CapSolver Reimagined

Web Scraping

Web scraping refers to the automated process of collecting data from websites and converting it into a structured format for analysis or integration.

Definition

Web scraping is a technique used to programmatically access web pages, retrieve their content, and extract specific information such as text, prices, listings, or other elements of interest. It typically involves sending HTTP requests to a server, parsing the returned HTML or rendered output, and transforming the relevant data into structured formats like CSV, JSON, or databases. While manual scraping is possible, modern web scraping relies on bots or automated tools to handle large volumes of pages at scale with minimal human intervention.

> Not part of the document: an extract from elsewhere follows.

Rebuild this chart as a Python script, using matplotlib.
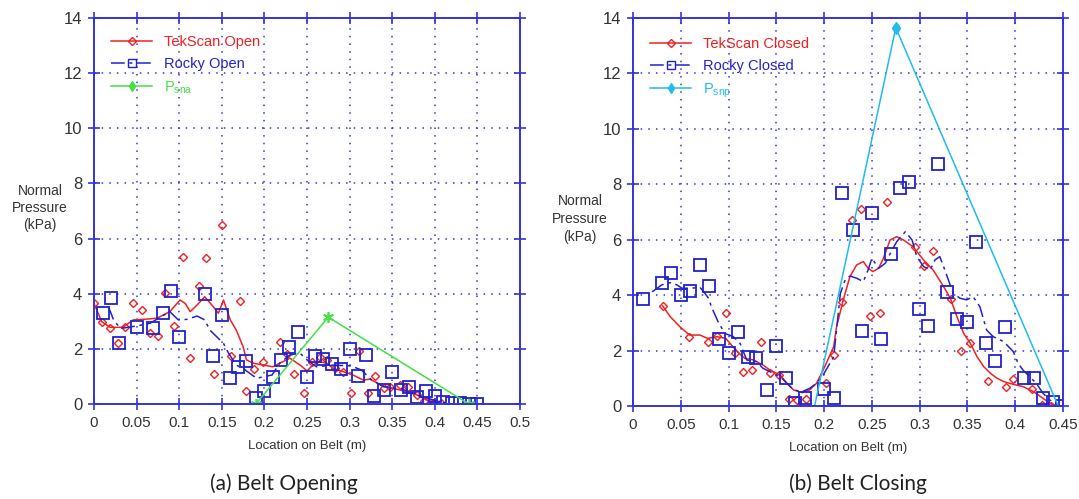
import numpy as np
import matplotlib.pyplot as plt
from matplotlib.lines import Line2D

# ---- (a) belt opening ----
tek_open_x = [0.0, 0.009, 0.019, 0.028, 0.036, 0.046, 0.056, 0.066, 0.075, 0.083, 0.094, 0.104,
              0.113, 0.123, 0.132, 0.141, 0.15, 0.161, 0.171, 0.178, 0.188, 0.198, 0.218, 0.227,
              0.235, 0.246, 0.256, 0.265, 0.273, 0.283, 0.292, 0.302, 0.311, 0.322, 0.33, 0.34,
              0.348, 0.359, 0.369, 0.379, 0.387, 0.398, 0.407]
tek_open_y = [3.66, 2.98, 2.75, 2.2, 2.8, 3.66, 3.4, 2.58, 2.45, 4.04, 2.83, 5.32,
              1.67, 4.29, 5.31, 1.09, 6.5, 1.75, 3.75, 0.48, 1.27, 1.54, 2.25, 1.8,
              1.09, 0.4, 1.54, 1.72, 1.6, 1.29, 1.17, 0.39, 1.92, 0.39, 1.03, 0.57,
              0.63, 0.69, 0.63, 0.33, 0.12, 0.05, 0.02]

rocky_open_x = [0.01, 0.02, 0.029, 0.05, 0.069, 0.081, 0.09, 0.1, 0.13, 0.14, 0.15, 0.16,
                0.169, 0.179, 0.19, 0.2, 0.21, 0.219, 0.229, 0.24, 0.25, 0.259, 0.269, 0.279,
                0.29, 0.3, 0.31, 0.319, 0.329, 0.34, 0.35, 0.36, 0.37, 0.379, 0.39, 0.4,
                0.41, 0.42, 0.43, 0.44, 0.45]
rocky_open_y = [3.29, 3.83, 2.22, 2.8, 2.77, 3.31, 4.11, 2.42, 3.98, 1.74, 3.23, 0.93,
                1.35, 1.56, 0.23, 0.48, 0.97, 1.6, 2.08, 2.62, 0.97, 1.74, 1.65, 1.44,
                1.27, 1.98, 1.02, 1.78, 0.29, 0.51, 1.15, 0.51, 0.63, 0.27, 0.47, 0.3,
                0.09, 0.02, 0.02, 0.0, 0.0]

tek_open_fit_x = [0.0, 0.009, 0.019, 0.034, 0.046, 0.058, 0.074, 0.089, 0.101, 0.107, 0.113,
                  0.121, 0.13, 0.14, 0.146, 0.152, 0.16, 0.167, 0.175, 0.179, 0.187, 0.199,
                  0.21, 0.218, 0.23, 0.242, 0.25, 0.257, 0.265, 0.273, 0.281, 0.293, 0.304,
                  0.316, 0.324, 0.34, 0.359, 0.379, 0.39, 0.406]
tek_open_fit_y = [3.65, 2.99, 2.78, 2.78, 3.05, 3.07, 3.11, 3.35, 3.77, 3.65, 3.35,
                  3.59, 3.89, 3.53, 3.29, 3.77, 3.05, 2.68, 2.08, 1.6, 1.48, 1.41,
                  1.35, 1.48, 1.66, 1.41, 1.2, 1.41, 1.53, 1.48, 1.29, 1.17, 1.05,
                  0.87, 0.9, 0.63, 0.51, 0.33, 0.15, 0.02]

rocky_open_fit_x = [0.017, 0.023, 0.031, 0.05, 0.066, 0.079, 0.089, 0.099, 0.109, 0.121, 0.13,
                    0.136, 0.144, 0.152, 0.158, 0.167, 0.175, 0.183, 0.191, 0.199, 0.209,
                    0.218, 0.23, 0.242, 0.25, 0.261, 0.281, 0.302, 0.314, 0.326, 0.34,
                    0.359, 0.379, 0.398, 0.414]
rocky_open_fit_y = [3.53, 3.05, 2.74, 2.83, 2.93, 3.17, 3.35, 3.05, 3.07, 3.19, 3.05,
                    2.68, 2.44, 2.2, 1.84, 1.41, 1.29, 1.11, 0.93, 0.99, 1.05,
                    1.48, 1.78, 1.84, 1.6, 1.35, 1.41, 1.38, 1.23, 0.87, 0.63,
                    0.57, 0.33, 0.15, 0.02]

psna_x = [0.19, 0.275, 0.44]
psna_y = [0.0, 3.15, 0.0]

# ---- (b) belt closing ----
tek_closed_x = [0.031, 0.059, 0.078, 0.088, 0.097, 0.107, 0.115, 0.125, 0.134, 0.143, 0.153,
                0.163, 0.172, 0.181, 0.202, 0.21, 0.219, 0.229, 0.239, 0.248, 0.258, 0.266,
                0.295, 0.305, 0.314, 0.333, 0.343, 0.353, 0.371, 0.39, 0.398, 0.418, 0.428,
                0.437]
tek_closed_y = [3.61, 2.48, 2.32, 2.53, 3.34, 1.9, 1.22, 1.3, 2.32, 1.18, 1.12,
                0.24, 0.22, 0.24, 0.84, 1.84, 3.74, 6.71, 7.1, 3.26, 3.34, 7.35,
                5.73, 5.05, 5.6, 3.85, 1.98, 2.26, 0.91, 0.67, 0.96, 0.61, 0.04,
                0.0]

rocky_closed_x = [0.01, 0.03, 0.04, 0.05, 0.06, 0.07, 0.08, 0.09, 0.1, 0.11, 0.12, 0.129,
                  0.14, 0.15, 0.16, 0.17, 0.18, 0.2, 0.21, 0.219, 0.23, 0.24, 0.25, 0.26,
                  0.27, 0.279, 0.289, 0.299, 0.309, 0.319, 0.329, 0.339, 0.349, 0.359, 0.369,
                  0.379, 0.389, 0.409, 0.42, 0.429, 0.439, 0.449]
rocky_closed_y = [3.86, 4.45, 4.79, 4.0, 4.16, 5.09, 4.34, 2.41, 1.92, 2.68, 1.78, 1.72,
                  0.58, 2.17, 1.0, 0.1, 0.28, 0.6, 0.28, 7.7, 6.35, 2.71, 6.98, 2.41,
                  5.47, 7.86, 8.09, 3.49, 2.9, 8.73, 4.1, 3.14, 3.04, 5.93, 2.26,
                  1.64, 2.86, 1.0, 1.0, 0.28, 0.13, 0.0]

tek_closed_fit_x = [0.031, 0.039, 0.049, 0.059, 0.07, 0.078, 0.088, 0.097, 0.103, 0.109, 0.117,
                    0.126, 0.136, 0.143, 0.154, 0.161, 0.168, 0.177, 0.185, 0.192, 0.199,
                    0.21, 0.213, 0.22, 0.227, 0.234, 0.241, 0.246, 0.251, 0.257, 0.262,
                    0.269, 0.276, 0.283, 0.293, 0.304, 0.314, 0.325, 0.332, 0.339, 0.346,
                    0.353, 0.36, 0.367, 0.374, 0.381, 0.388, 0.398, 0.408, 0.419, 0.429,
                    0.436, 0.443]
tek_closed_fit_y = [3.61, 3.22, 2.86, 2.56, 2.56, 2.44, 2.5, 2.44, 2.2, 1.96, 1.72,
                    1.66, 1.48, 1.3, 1.12, 0.82, 0.58, 0.48, 0.58, 0.82, 1.3,
                    2.14, 2.86, 3.83, 4.67, 5.09, 5.21, 4.97, 4.85, 4.97, 5.33,
                    5.99, 6.11, 5.99, 5.75, 5.27, 4.91, 4.31, 3.89, 3.22, 2.62,
                    2.26, 1.78, 1.42, 1.18, 1.0, 0.88, 0.78, 0.7, 0.52, 0.28,
                    0.1, 0.0]

rocky_closed_fit_x = [0.02, 0.03, 0.039, 0.046, 0.051, 0.061, 0.07, 0.074, 0.079, 0.082, 0.089,
                      0.096, 0.105, 0.112, 0.119, 0.129, 0.136, 0.143, 0.154, 0.161, 0.168,
                      0.177, 0.185, 0.192, 0.199, 0.21, 0.217, 0.222, 0.227, 0.234, 0.241,
                      0.246, 0.25, 0.257, 0.264, 0.271, 0.276, 0.285, 0.292, 0.297, 0.304,
                      0.311, 0.316, 0.321, 0.325, 0.33, 0.335, 0.342, 0.349, 0.356, 0.363,
                      0.367, 0.37, 0.377, 0.388, 0.398, 0.403, 0.408, 0.415, 0.422, 0.429,
                      0.436, 0.447]
rocky_closed_fit_y = [4.12, 4.37, 4.45, 4.37, 4.25, 4.25, 4.28, 4.12, 3.89, 3.58, 3.04,
                      2.62, 2.5, 2.26, 1.66, 1.6, 1.36, 1.24, 1.06, 0.82, 0.58,
                      0.52, 0.64, 0.82, 1.12, 1.78, 4.07, 4.55, 4.69, 4.61, 4.49,
                      4.91, 5.33, 4.97, 5.15, 5.63, 5.93, 6.29, 5.99, 5.39, 5.03,
                      4.91, 5.27, 5.39, 5.03, 4.55, 4.07, 3.89, 3.83, 3.94, 3.58,
                      3.1, 2.74, 2.5, 2.32, 1.96, 1.54, 1.3, 1.06, 0.82, 0.46,
                      0.22, 0.0]

psnp_x = [0.19, 0.275, 0.445]
psnp_y = [0.0, 13.65, 0.0]

RED = '#f02020'
BLUE = '#2222cc'
GREEN = '#44e044'
CYAN = '#22bbee'
AXBLUE = '#3333dd'
TICKFONT = 'Liberation Sans'

fig = plt.figure(figsize=(10.79, 4.99), dpi=100)
ax0 = fig.add_axes([0.0871, 0.1904, 0.3948, 0.7735])
ax1 = fig.add_axes([0.5867, 0.1864, 0.3985, 0.7775])

rocky_dash = (0, (9, 3, 2, 3))


def style(ax, xmax, xticks):
    ax.set_xlim(0, xmax)
    ax.set_ylim(0, 14)
    ax.set_xticks(xticks)
    ax.set_yticks(np.arange(0, 15, 2))
    ax.set_xticklabels(['%g' % t for t in xticks], family=TICKFONT, fontsize=11, color='#333333')
    ax.set_yticklabels(['%d' % t for t in np.arange(0, 15, 2)], family=TICKFONT, fontsize=12,
                       color='#333333')
    ax.tick_params(direction='inout', length=9, width=1.2, color=AXBLUE,
                   top=True, right=True, pad=4)
    for s in ax.spines.values():
        s.set_color(AXBLUE)
        s.set_linewidth(1.4)
    ax.grid(True, color=AXBLUE, linestyle=(0, (1, 4)), linewidth=1.1)
    ax.set_xlabel('Location on Belt (m)', family=TICKFONT, fontsize=9.5, color='#333333', labelpad=7)


# (a)
ax0.plot(tek_open_fit_x, tek_open_fit_y, color=RED, lw=1.1)
ax0.plot(tek_open_x, tek_open_y, 'D', ms=4.5, mfc='none', mec=RED, mew=1.0)
ax0.plot(rocky_open_fit_x, rocky_open_fit_y, color=BLUE, lw=1.1, linestyle=rocky_dash)
ax0.plot(rocky_open_x, rocky_open_y, 's', ms=8, mfc='none', mec=BLUE, mew=1.3)
ax0.plot(psna_x, psna_y, color=GREEN, lw=1.1)
ax0.plot(psna_x, psna_y, linestyle='none', marker=(6, 2, 0), ms=8, color=GREEN, mew=1.2)
style(ax0, 0.5, np.arange(0, 0.51, 0.05).round(2))

# (b)
ax1.plot(tek_closed_fit_x, tek_closed_fit_y, color=RED, lw=1.1)
ax1.plot(tek_closed_x, tek_closed_y, 'D', ms=4.5, mfc='none', mec=RED, mew=1.0)
ax1.plot(rocky_closed_fit_x, rocky_closed_fit_y, color=BLUE, lw=1.1, linestyle=rocky_dash)
ax1.plot(rocky_closed_x, rocky_closed_y, 's', ms=8, mfc='none', mec=BLUE, mew=1.3)
ax1.plot(psnp_x, psnp_y, color=CYAN, lw=1.1)
ax1.plot(psnp_x[1:2], psnp_y[1:2], 'd', ms=6, color=CYAN)
style(ax1, 0.45, np.arange(0, 0.451, 0.05).round(2))

# legends
for ax, names, pcol, psub, anchor in [
        (ax0, ['TekScan Open', 'Rocky Open'], GREEN, 'sna', (0.01, 0.99)),
        (ax1, ['TekScan Closed', 'Rocky Closed'], CYAN, 'snp', (0.01, 0.985))]:
    handles = [
        Line2D([], [], color=RED, lw=1.1, marker='D', ms=4, mfc='none', mec=RED),
        Line2D([], [], color=BLUE, lw=1.1, linestyle=rocky_dash, marker='s', ms=6, mfc='none', mec=BLUE),
        Line2D([], [], color=pcol, lw=1.1, marker='d', ms=5, mfc=pcol, mec=pcol),
    ]
    labels = names + ['P$_{\\mathregular{%s}}$' % psub]
    leg = ax.legend(handles, labels, loc='upper left', bbox_to_anchor=anchor, frameon=False,
                    handlelength=2.8, labelspacing=0.55,
                    labelcolor=[RED, BLUE, pcol], prop={'family': 'Liberation Sans', 'size': 10.5})

# y labels
fig.text(40 / 1079, 1 - 208 / 499, 'Normal\nPressure\n(kPa)', ha='center', va='center',
         family='Liberation Sans', fontsize=10, color='#333333', linespacing=1.25)
fig.text(580 / 1079, 1 - 219 / 499, 'Normal\nPressure\n(kPa)', ha='center', va='center',
         family='Liberation Sans', fontsize=10, color='#333333', linespacing=1.4)

# captions
fig.text(284 / 1079, 1 - 484 / 499, '(a) Belt Opening', ha='center', va='center',
         family='Lato', fontsize=15, color='#222222')
fig.text(858 / 1079, 1 - 484 / 499, '(b) Belt Closing', ha='center', va='center',
         family='Lato', fontsize=15, color='#222222')

fig.savefig('out.png', dpi=100)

This method is widely used across industries to support data-driven decisions, competitive intelligence, and automation workflows.

Pros

  • Enables collection of large volumes of web data automatically without manual effort.
  • Transforms unstructured web content into structured, analyzable formats.
  • Supports competitive intelligence, market research, and trend analysis.
  • Can be scheduled or scaled to continuously gather fresh data.
  • Integrates with automation and AI workflows for enhanced insights.

Cons

  • Websites may implement anti-bot measures that block or throttle scrapers.
  • Legal and ethical considerations may limit what data can be scraped and how it’s used.
  • Dynamic sites with JavaScript or authentication can be harder to scrape reliably.
  • Improper scraping can lead to IP bans or service disruptions.
  • Maintaining scrapers requires updates as website structures change.

Use Cases

  • Price monitoring and comparison for e-commerce and retail intelligence.
  • Market research and sentiment analysis by collecting public web data.
  • Lead generation by extracting business listings or contact information.
  • Training datasets for machine learning and AI models.
  • Monitoring competitor offerings, reviews, or product changes over time.